Vitamin C is an important antioxidant that humans, along with the rest of the great apes, and some other less relevant animals like guinea pigs, bats etc., have lost the ability to synthesize. We lost this ability at a time when we were largely frugivorous and were thus ingesting plenty of it.
Along the way, we've lost uricase, which is an enzyme that breaks down uric acid, another antioxidant. It's tempting to therefore dismiss the importance of vitamin C and rely on the RDA or whatever amount doesn't produce obvious symptoms of scurvy. Well avast, ye swabs, we should be ingesting a lot more of it.
The Hadza are a group of hunter-gatherers who reside in Tanzania. Hominins have been evolving there since we broke off from our shared ancestor with chimps and bonobos about 7 million years ago. Groups of hunter-gatherers in this region have been exploiting largely the same species of plants and animals for millions of years. As such, it is my contention that the Hadza are the single most important hunter-gatherer group for the study of optimal human nutrition. I believe that all hominin populations outside of the tropics are on marginal lands and though there have been adaptations to these conditions, the vast majority of our genetic code has been selected with the conditions under which the Hadza live "in mind." Just as 2 million > 10,000, 7 million > 60,000. I can think of no population less relevant to the study of worldwide optimal human health than the Inuit, whereas the Hadza have a far greater chance of being broadly applicable.
The Hadza diet is comprised primarily of baobab, tubers, flesh and seasonal berries, with as much honey as they can find. Baobab is the single largest contributor of kcals in their diet and is a surprisingly rich source of vitamin C. There is a variable amount of vitamin C content in the fruit that depends on the tree, but I have seen the range listed as 1500 to 5000 mg/kg. Given that they eat so much of it, daily gram dosages are not out of the realm of possibility. The baobab pods are available almost year-round since the trees produce pods at different times. The Hadza move their camps fairly regularly, but almost always have a source of this important food.
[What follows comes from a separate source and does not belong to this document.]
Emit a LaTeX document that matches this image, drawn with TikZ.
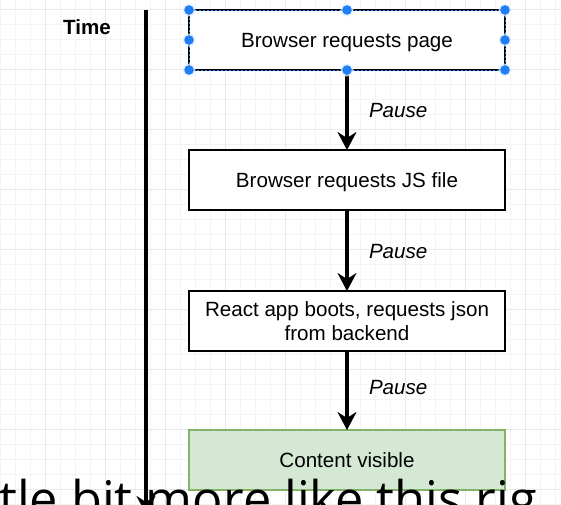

Though a person of northern European descent may be better at coping with reduced intake of vitamin C compared to a Hadza, I think it's safe to say that there is a significant evolutionary precedent for quite high vitamin C intakes and that those who pursue gram dosages every day are not the wackjobs they're made out to be here and elsewhere. Vitamin C is one of the least toxic (and cheap) supplements you can buy. I've never seen any evidence that supplementing with gram doses is harmful, only insistence that it's not necessary. Because many here avoid fruit for God knows what reason, simply taking a supplement should suffice, though I suspect that there are various other compounds not yet fully understood that are in foods like baobab that are also beneficial and that we have evolved alongside.
I therefore recommend that pure ascorbic acid be purchased and dosed 1/8th tsp (500mg) at a time (mixed with plenty of water) several times a day. Those wishing to not amplify their iron absorption (and/or diminish their copper and zinc absorption) would do well not to take it with meat, organs, shellfish etc. Similarly, because the structure of vitamin C is so similar to glucose, they share absorptive mechanisms. As such, it would be best not to take it with starch, since the glucose would be in far greater amounts and drown it out, as it were. Thus, it seems to me that taking it on an empty stomach 15-20 minutes before meals may be optimal, and that bowel disturbances should not occur at this dosage, provided that it is sufficiently diluted.
Edit: Dragonfly brings up the important consideration that ascorbic acid, as you might imagine, is highly acidic and would be best not to have it contact your teeth. I always swish water after taking vitamin C (or eating any fruit or starch for that matter) but forgot to mention that.